I am getting the following error periodically:

CP: Pausing users because the Write Daemon has not shown

  • 0
  • 0
  • 868
  • 0
  • 2

Answers

In my experience such behavior I saw when we had so many writes to the disk, and write daemon queue only grown up.

In first I would launch mgstat tool from InterSystems. But it should be started before the freezing system, and for quite long time, with at least 5 seconds interval, better if it would be 1 second. Then you should look at some columns such as WDphase, PhyWrs, WDQsz.

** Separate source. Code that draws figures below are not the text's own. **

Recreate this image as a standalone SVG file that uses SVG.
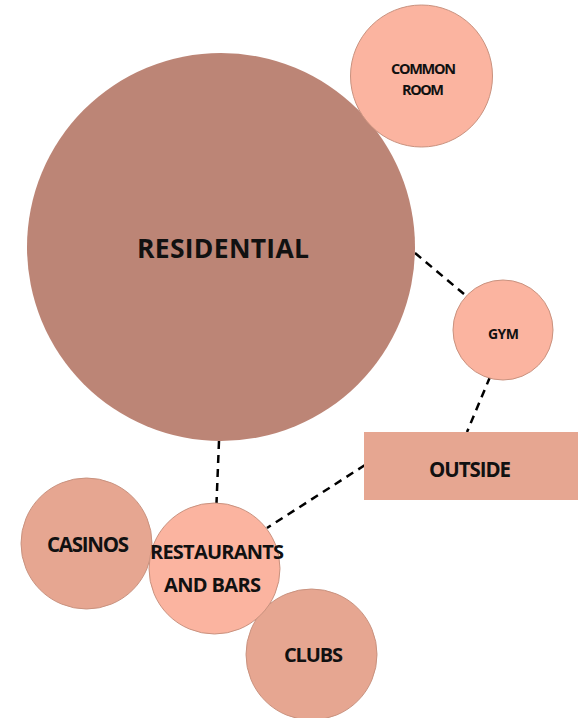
<svg xmlns="http://www.w3.org/2000/svg" width="585" height="718" viewBox="0 0 585 718">
<style>
.t{font-family:"Open Sans","Liberation Sans",sans-serif;font-weight:bold;fill:#111;text-anchor:middle}
.res{fill:#BC8576}
.lt{fill:#FBB4A0;stroke:#C9927F;stroke-width:1}
.md{fill:#E6A691;stroke:#C9927F;stroke-width:1}
.c{stroke:#000;stroke-width:2.5;stroke-dasharray:8 6;fill:none}
</style>
<rect width="585" height="718" fill="#fff"/>
<g id="connectors">
<line class="c" x1="415" y1="253" x2="464" y2="294"/>
<line class="c" x1="490" y1="377" x2="467" y2="432"/>
<line class="c" x1="219" y1="441" x2="216.5" y2="503"/>
<line class="c" x1="365" y1="465" x2="267" y2="528"/>
</g>
<g id="residential">
<circle class="res" cx="221" cy="247" r="194"/>
<text class="t" x="223" y="258" font-size="26.5" textLength="172" lengthAdjust="spacing">RESIDENTIAL</text>
</g>
<g id="common-room">
<circle class="lt" cx="421.5" cy="76" r="71"/>
<text class="t" x="423.5" y="74" font-size="14.5" textLength="65" lengthAdjust="spacing">COMMON</text>
<text class="t" x="423" y="95" font-size="14.5" textLength="42" lengthAdjust="spacing">ROOM</text>
</g>
<g id="gym">
<circle class="lt" cx="503" cy="330" r="50"/>
<text class="t" x="503.5" y="339" font-size="14" textLength="31" lengthAdjust="spacing">GYM</text>
</g>
<g id="outside">
<rect x="364" y="432" width="214" height="68" fill="#E6A691"/>
<text class="t" x="470" y="477" font-size="20.5" textLength="82" lengthAdjust="spacing">OUTSIDE</text>
</g>
<g id="casinos">
<circle class="md" cx="86.5" cy="543.5" r="65.5"/>
<text class="t" x="88" y="552" font-size="20.5" textLength="82" lengthAdjust="spacing">CASINOS</text>
</g>
<g id="clubs">
<circle class="md" cx="311.5" cy="654.5" r="65.5"/>
<text class="t" x="313.5" y="662" font-size="20" textLength="59" lengthAdjust="spacing">CLUBS</text>
</g>
<g id="restaurants-and-bars">
<circle class="lt" cx="214.5" cy="568.5" r="65.5"/>
<text class="t" x="217" y="559" font-size="20" textLength="134" lengthAdjust="spacing">RESTAURANTS</text>
<text class="t" x="212.5" y="592" font-size="20" textLength="97" lengthAdjust="spacing">AND BARS</text>
</g>
</svg>
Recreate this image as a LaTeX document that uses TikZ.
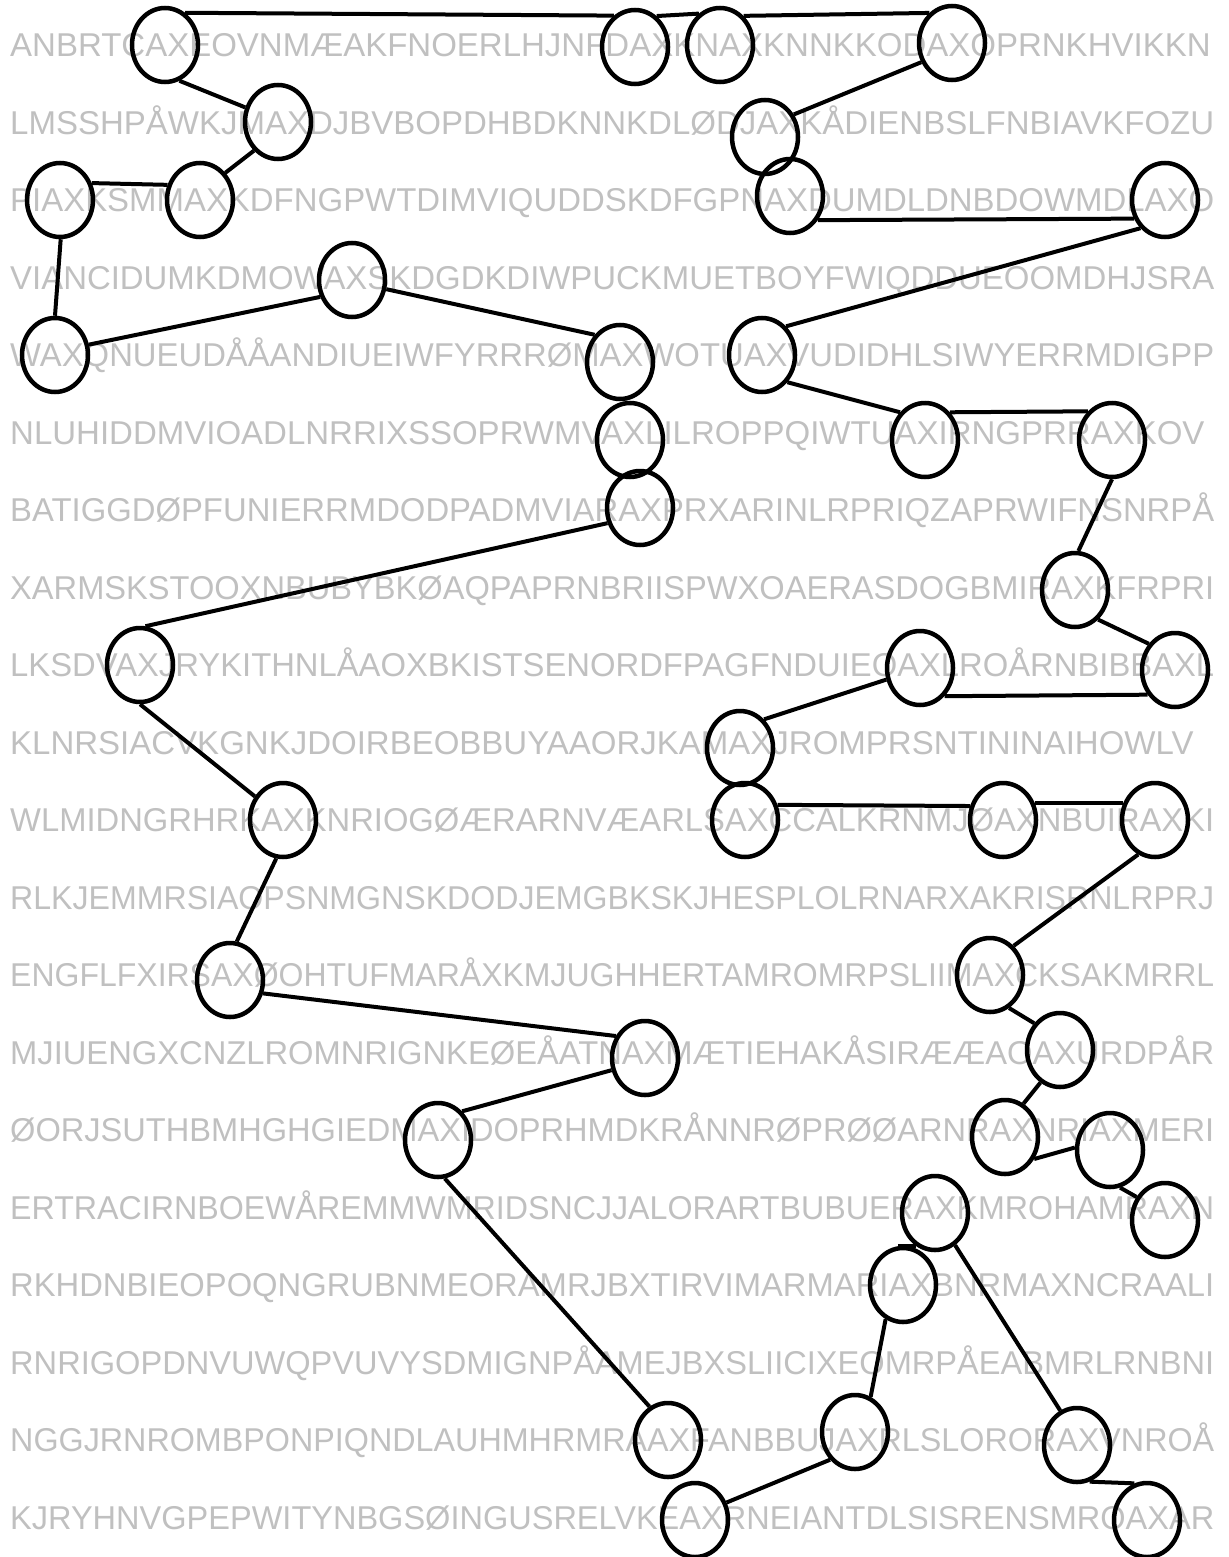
\documentclass[tikz,border=0pt]{standalone}
\usepackage{fontspec}
\setmainfont{Liberation Sans}
\usetikzlibrary{shapes.geometric}
\definecolor{grid}{RGB}{192,192,192}
% squeeze a row of letters that runs past the right margin
\newsavebox\rowbox
\newcommand{\fitrow}[1]{\sbox\rowbox{#1}%
    \ifdim\wd\rowbox>1204pt \resizebox{1204pt}{\height}{#1}\else\usebox\rowbox\fi}

\begin{document}
\begin{tikzpicture}[x=1pt, y=1pt,
    letters/.style={anchor=base west, inner sep=0pt, text=grid,
        font=\fontsize{33}{40}\selectfont},
    ring/.style={ellipse, draw, line width=4.5pt, minimum width=66pt,
        minimum height=74pt, inner sep=0pt},
    link/.style={line width=4pt}]
    \useasboundingbox (0,0) rectangle (1228,-1557);

    % letter grid
    \foreach \r/\t in {
        1/ANBRTCAXEOVNMÆAKFNOERLHJNFDAXKNAXKNNKKODAXOPRNKHVIKKN,
        2/LMSSHPÅWKJMAXDJBVBOPDHBDKNNKDLØDJAXKÅDIENBSLFNBIAVKFOZU,
        3/PIAXKSMMAXKDFNGPWTDIMVIQUDDSKDFGPNAXDUMDLDNBDOWMDLAXO,
        4/VIANCIDUMKDMOWAXSKDGDKDIWPUCKMUETBOYFWIQDDUEOOMDHJSRA,
        5/WAXQNUEUDÅÅANDIUEIWFYRRRØMAXWOTUAXVUDIDHLSIWYERRMDIGPP,
        6/NLUHIDDMVIOADLNRRIXSSOPRWMVAXLILROPPQIWTUAXIRNGPRRAXKOV,
        7/BATIGGDØPFUNIERRMDODPADMVIARAXPRXARINLRPRIQZAPRWIFNSNRPÅ,
        8/XARMSKSTOOXNBUBYBKØAQPAPRNBRIISPWXOAERASDOGBMIRAXKFRPRI,
        9/LKSDVAXJRYKITHNLÅAOXBKISTSENORDFPAGFNDUIEOAXLROÅRNBIBBAXL,
        10/KLNRSIACVKGNKJDOIRBEOBBUYAAORJKAMAXJROMPRSNTININAIHOWLV,
        11/WLMIDNGRHRKAXKNRIOGØÆRARNVÆARLSAXCCALKRNMJØAXNBUIRAXKI,
        12/RLKJEMMRSIAOPSNMGNSKDODJEMGBKSKJHESPLOLRNARXAKRISRNLRPRJ,
        13/ENGFLFXIRSAXØOHTUFMARÅXKMJUGHHERTAMROMRPSLIIMAXCKSAKMRRL,
        14/MJIUENGXCNZLROMNRIGNKEØEÅATNAXMÆTIEHAKÅSIRÆÆAOAXURDPÅR,
        15/ØORJSUTHBMHGHGIEDMAXIDOPRHMDKRÅNNRØPRØØARNRAXNRIAXMERI,
        16/ERTRACIRNBOEWÅREMMWMRIDSNCJJALORARTBUBUERAXKMROHAMRAXN,
        17/RKHDNBIEOPOQNGRUBNMEORAMRJBXTIRVIMARMARIAXBNRMAXNCRAALI,
        18/RNRIGOPDNVUWQPVUVYSDMIGNPÅAMEJBXSLIICIXEOMRPÅEABMRLRNBNI,
        19/NGGJRNROMBPONPIQNDLAUHMHRMRAAXFANBBUJAXRLSLORORAXVNROÅ,
        20/KJRYHNVGPEPWITYNBGSØINGUSRELVKEAXRNEIANTDLSISRENSMROAXAR}
        \node[letters] (row\r) at (10, {-56.8-(\r-1)*77.5}) {\fitrow{\t}};

    % rings
    \foreach \n/\x/\y in {
        a1/165/45, a2/635/47, a3/720/45, a4/952/43,
        b1/278/122, b2/765/137,
        c1/60/200, c2/200/200, c3/790/196, c4/1165/200,
        d1/352/280,
        e1/55/355, e2/620/362, e3/762/355,
        f1/630/440, f2/925/440, f3/1112/440,
        g1/640/508,
        h1/1075/590,
        i1/140/665, i2/920/668, i3/1175/670,
        j1/740/748,
        k1/283/820, k2/745/820, k3/1003/820, k4/1155/820,
        m1/230/980, m2/990/975,
        n1/645/1058, n2/1060/1050,
        o1/438/1140, o2/1005/1137, o3/1110/1150,
        p1/935/1213, p2/1165/1220,
        q1/903/1285,
        r1/668/1440, r2/855/1432, r3/1077/1445,
        s1/695/1520, s2/1147/1520}
        \node[ring] (\n) at (\x,-\y) {};

    % path from the left
    \foreach \p/\q in {
        a1.58/a2.124, a2.55/a3.124, a3.51/a4.127,
        a1.292/b1.156, b1.230/c2.47, c2.155/c1.28, c1.271/e1.90,
        e1.17/d1.208, d1.345/e2.133, g1.205/i1.82, i1.270/k1.140,
        k1.260/m1.80, m1.338/n1.143, n1.200/o1.50, o1.280/r1.119,
        s1.29/r2.228, r2.66/q1.243, q1.97/p1.240, p1.302/r3.116,
        r3.289/s2.109}
        \draw[link] (\p) -- (\q);

    % path from the right
    \foreach \p/\q in {
        a4.212/b2.38, c3.319/c4.211, c4.229/e3.50, e3.313/f2.132,
        f2.48/f3.130, f3.270/h1.85, h1.308/i3.135, i3.222/i2.311,
        i2.199/j1.50, k2.25/k3.157, k3.28/k4.152, k4.244/m2.51,
        m2.300/n2.134, n2.239/o2.61, o2.323/o3.176, o3.285/p2.141}
        \draw[link] (\p) -- (\q);

\end{tikzpicture}
\end{document}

What you should look for. 

  • WDphase -  should not be all the time in the 8th phase.
  • WDQsz - from time to time should fall to zero
  • PhyWrs - may help to calculate a "real" speed of writing to the disk. And compare with expected speed.
  • WDPass - time to time should be increased, if WD still at the same cycle so long time, it may cause a freezing system.

 

Dmitry makes some good suggestions above. I would suggest collecting a 24-hour pButtons report on this server (you can also collect a 30 minute one simultaneously so you have some data more quickly) and opening a WRC issue with that data. It will contain the mgstat data reference, along with performance metrics at the OS level, among other things. Performance issues are not generally quick to solve, and take a bit of time reviewing a lot of data before conclusions can be made. 

I will also say that, if this is happening frequently, it's likely your disk is simply too slow for the amount of work the write daemon needs to do.